Duke 33, Northwestern 30
Kansas (-5.5) over Central Michigan
It’s not a good sign for Central Michigan that it needed double-overtime to beat Rhode Island (one of the worst FCS teams last season) at home in Week 1. Oh, URI also threw six interceptions! The Chippewas didn’t exactly capitalize on those miscues, scoring a total of 21 points in regulation. Shane Morris, a transfer from Michigan, threw for 226 yards and a touchdown but averaged only 4.6 yards on his 49 attempts. Considering the opponent, we’ll give that debut a C-. Kansas took care of business in Lawrence, beating SE Missouri State 38–16. Peyton Bender, who began his career at Washington State, threw for 364 yards with four TDs and two INTs. The Jayhawks continue to progress under David Beaty.

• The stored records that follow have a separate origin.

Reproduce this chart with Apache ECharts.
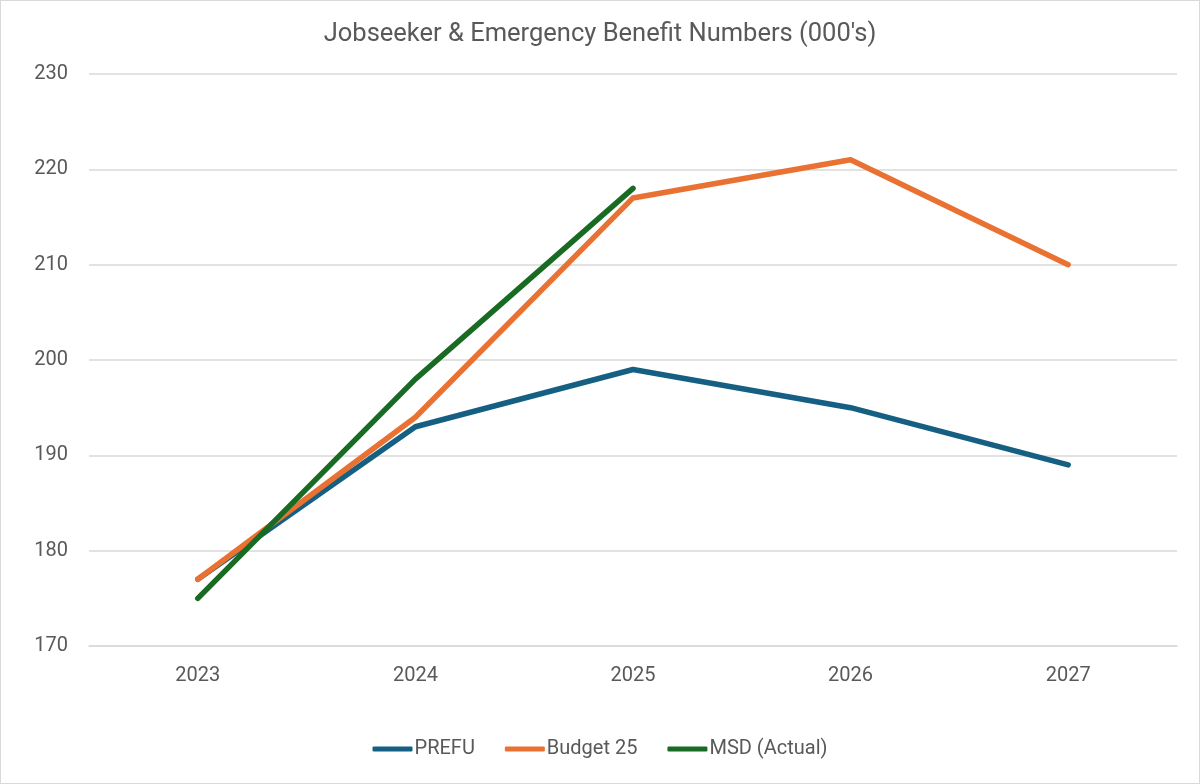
<!DOCTYPE html>
<html>
<head>
<meta charset="utf-8">
<script src="https://cdn.jsdelivr.net/npm/echarts@6/dist/echarts.min.js"></script>
<style>
html,body{margin:0;padding:0;background:#fff;}
#c{width:1200px;height:784px;box-sizing:border-box;border:1px solid #d9d9d9;}
</style>
</head>
<body>
<div id="c"></div>
<script>
const categories = ['2023','2024','2025','2026','2027'];
const prefu = [177, 193, 199, 195, 189];
const budget25 = [177, 194, 217, 221, 210];
const msdActual = [175, 198, 218, null, null];

const chart = echarts.init(document.getElementById('c'));
const font = 'Roboto, "Noto Sans", sans-serif';
chart.setOption({
  animation: false,
  title: {
    text: "Jobseeker & Emergency Benefit Numbers (000's)",
    left: 'center', top: 16,
    textStyle: {color: '#595959', fontSize: 25.5, fontWeight: 'normal', fontFamily: font}
  },
  legend: {
    bottom: 19, left: 'center', itemWidth: 40, itemHeight: 5, itemGap: 30,
    icon: 'roundRect',
    textStyle: {color: '#595959', fontSize: 20, fontFamily: font, padding: [0,0,0,-3]},
    data: ['PREFU','Budget 25','MSD (Actual)']
  },
  grid: {left: 88, right: 22, top: 73, bottom: 137},
  xAxis: {
    type: 'category', data: categories, boundaryGap: true,
    axisLine: {show: true, lineStyle: {color: '#d9d9d9', width: 1.5}},
    axisTick: {show: false},
    axisLabel: {color: '#595959', fontSize: 20, fontFamily: font, margin: 20}
  },
  yAxis: {
    type: 'value', min: 170, max: 230, interval: 10,
    axisLine: {show: false}, axisTick: {show: false},
    splitLine: {lineStyle: {color: '#d9d9d9', width: 1.5}},
    axisLabel: {color: '#595959', fontSize: 20, fontFamily: font, margin: 21}
  },
  series: [
    {name: 'PREFU', type: 'line', data: prefu, symbol: 'none', z: 2,
     lineStyle: {color: '#156082', width: 5.5, cap: 'round', join: 'round'}, itemStyle: {color: '#156082'}},
    {name: 'Budget 25', type: 'line', data: budget25, symbol: 'none', z: 3,
     lineStyle: {color: '#E97132', width: 5.5, cap: 'round', join: 'round'}, itemStyle: {color: '#E97132'}},
    {name: 'MSD (Actual)', type: 'line', data: msdActual, symbol: 'none', z: 4,
     lineStyle: {color: '#196B24', width: 5.5, cap: 'round', join: 'round'}, itemStyle: {color: '#196B24'}}
  ]
});
</script>
</body>
</html>
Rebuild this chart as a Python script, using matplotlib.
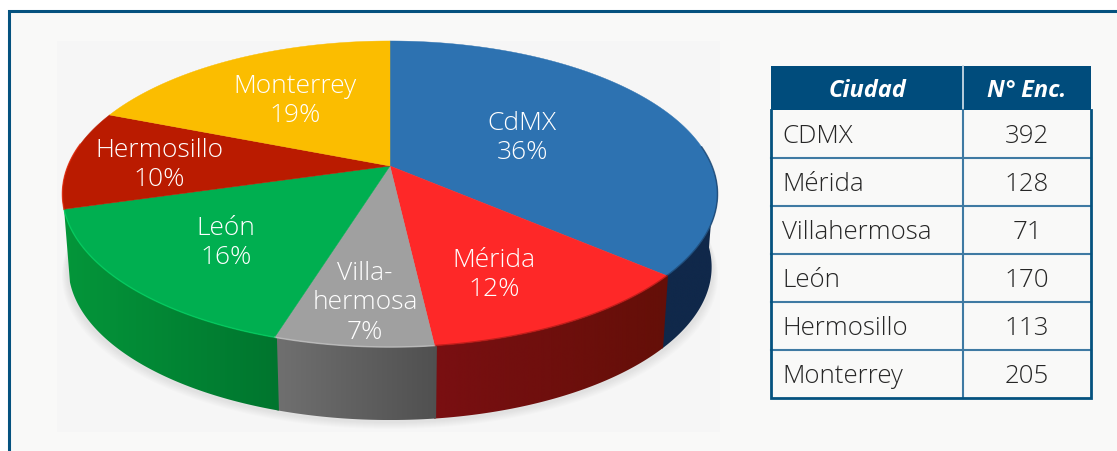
import numpy as np
import matplotlib
matplotlib.use('Agg')
import matplotlib.pyplot as plt
from matplotlib.colors import LinearSegmentedColormap
from matplotlib.patches import Polygon, Rectangle

# Data
ciudades = ['CDMX', 'Mérida', 'Villahermosa', 'León', 'Hermosillo', 'Monterrey']
encuestas = [392, 128, 71, 170, 113, 205]
etiquetas = ['CdMX', 'Mérida', 'Villa-\nhermosa', 'León', 'Hermosillo', 'Monterrey']
encabezados = ['Ciudad', 'N° Enc.']

# Styles (only the first four slices show a side wall)
top_colors = ['#2d72b1', '#fe2828', '#a0a0a0', '#00af50', '#ba1b00', '#fbbd00']
side_left = ['#10284a', '#7a0f12', '#707070', '#04963a']
side_right = ['#10284a', '#640f08', '#505050', '#00752e']
rim_colors = ['#163f6a', '#a81410', '#c4c4c4', '#00d060', '#e02000', '#fbbd00']
label_xy = [(522, 137), (494, 274), (365, 302), (226, 242), (159, 164), (295, 100)]
NAVY = '#004c7c'
LINE = '#3f7aa3'
TEXT = '#262626'
plt.rcParams['font.family'] = ['Open Sans', 'DejaVu Sans']

CX, CY = 390, 166
SX, B, K = 322, 147.9, -0.183
DEPTH = 73


def rim(angle, drop=0, scale=1.0):
    # pie is tilted with perspective, angle runs clockwise from the top
    u, v = np.sin(angle), -np.cos(angle)
    w = 1 + K * v
    return np.column_stack((CX + scale * SX * u / w, CY + B * v / w + drop))


fig = plt.figure(figsize=(11.17, 4.52), dpi=100, facecolor='white')
ax = fig.add_axes([0, 0, 1, 1])

# Panel
ax.add_patch(Rectangle((8, 11), 1109, 442, fc='#f9f9f8', ec='none', zorder=0))
ax.add_patch(Rectangle((57, 41), 663, 391, fc='#f6f6f6', ec='none', zorder=0))
ax.plot([8.5, 8.5, 1117], [453, 11, 11], color='#05527f', lw=2.2, solid_joinstyle='miter',
        solid_capstyle='butt', zorder=1)

# Soft shadow below the pie
full = np.linspace(0, 2 * np.pi, 300)
for grow in range(14, 0, -2):
    pts = rim(full, DEPTH + 2 + grow * 0.5, 0.985 + grow * 0.0012)
    ax.add_patch(Polygon(pts, fc='#000000', ec='none', alpha=0.012, zorder=1))

total = sum(encuestas)
edges = 2 * np.pi * np.concatenate(([0], np.cumsum(encuestas))) / total

# Sides, horizontal gradient clipped to the wall of each slice
for i in range(len(side_left)):
    seg = np.linspace(edges[i] - 0.006, edges[i + 1], 200)
    seg = seg[np.cos(seg) < -0.05]  # back part is hidden behind the top
    pts = np.vstack((rim(seg), rim(seg, DEPTH, 0.982)[::-1]))
    wall = Polygon(pts, fc='none', ec='none', transform=ax.transData)
    ax.add_patch(wall)
    cmap = LinearSegmentedColormap.from_list('side', [side_left[i], side_right[i]])
    im = ax.imshow(np.linspace(0, 1, 256).reshape(1, -1), cmap=cmap, aspect='auto', zorder=2,
                   extent=(pts[:, 0].min(), pts[:, 0].max(), pts[:, 1].max(), pts[:, 1].min()))
    im.set_clip_path(wall)

# Top surface
for i in range(len(encuestas)):
    arc = np.linspace(edges[i], edges[i + 1], 120)
    pts = np.vstack(([[CX, CY]], rim(arc)))
    ax.add_patch(Polygon(pts, fc=top_colors[i], ec=top_colors[i], lw=0.3, zorder=3))
    front = arc[np.cos(arc) < 0.15]
    if len(front) > 1:
        p = rim(front)
        ax.plot(p[:, 0], p[:, 1], color=rim_colors[i], lw=1.1, alpha=0.7, zorder=4)

    pct = round(100 * encuestas[i] / total)
    ax.text(label_xy[i][0], label_xy[i][1], etiquetas[i] + '\n' + str(pct) + '%', color='white',
            fontsize=19, ha='center', va='center', linespacing=1.25, zorder=5,
            fontweight='light')

# Table
col_x = [771, 963, 1091]
row_h = 48
head_top, head_bottom = 66, 110
ax.add_patch(Rectangle((col_x[0], head_top), col_x[2] - col_x[0], head_bottom - head_top,
                       fc=NAVY, ec='none', zorder=2))
ax.plot([col_x[1], col_x[1]], [head_top, head_bottom], color='#c8d8e4', lw=1.3, zorder=3)
for j, h in enumerate(encabezados):
    ax.text((col_x[j] + col_x[j + 1]) / 2, 90, h, color='white', fontsize=17, ha='center',
            va='center', fontstyle='italic', fontweight='bold', zorder=4)

for i, (c, n) in enumerate(zip(ciudades, encuestas)):
    y = head_bottom + i * row_h
    if i > 0:
        ax.plot(col_x[0:1] + col_x[2:], [y, y], color=LINE, lw=1.5, zorder=3)
    ax.text(782, y + row_h / 2 + 2, c, color=TEXT, fontsize=18.6, ha='left', va='center',
            fontweight='light', zorder=4)
    ax.text((col_x[1] + col_x[2]) / 2, y + row_h / 2 + 2, str(n), color=TEXT, fontsize=18.6,
            ha='center', va='center', fontweight='light', zorder=4)

table_bottom = head_bottom + len(ciudades) * row_h
ax.plot([col_x[1], col_x[1]], [head_bottom, table_bottom], color=LINE, lw=1.5, zorder=3)
ax.plot([col_x[0], col_x[0], col_x[2], col_x[2]], [head_bottom, table_bottom, table_bottom, head_bottom],
        color='#05527f', lw=2, solid_joinstyle='miter', zorder=3)

ax.set_xlim(0, 1117)
ax.set_ylim(451, -1)
ax.axis('off')

plt.savefig('out.png', dpi=100, facecolor=fig.get_facecolor())
plt.close()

Kansas 28, Central Michigan 14
Buffalo (+16.5) at Army West Point
This will end up being one the best stats of the season: Army scored 64 points and had 513 yards of offense in its win over Fordham without completing a pass. Things won’t be quite as easy this weekend. Buffalo looks to be much improved in Lance Leipold’s third season at the school. The Bulls held Minnesota to three points in the final three quarters of a 17–7 loss on Thursday night in Minneapolis. Buffalo did a solid job against the run, limiting Minnesota’s outstanding duo of Rodney Smith and Shannon Brooks to a combined 145 yards on 41 carries.
Army 24, Buffalo 21
Wake Forest (-1) at Boston College
It’s an early season ACC game between a pair of teams that will be jockeying for position in the Atlantic Division. Boston College returns home after a solid three-point win at Northern Illinois, and there are still concerns about this offense. The Eagles had 92 offensive snaps (a huge number for a Steve Addazio team) but managed only 339 yards (3.7 per play) and two offensive touchdowns. Wake Forest jumped all over Presbyterian and cruised to a 51–7 win. The challenge will be far more difficult this weekend, but Wake appears to be the better team.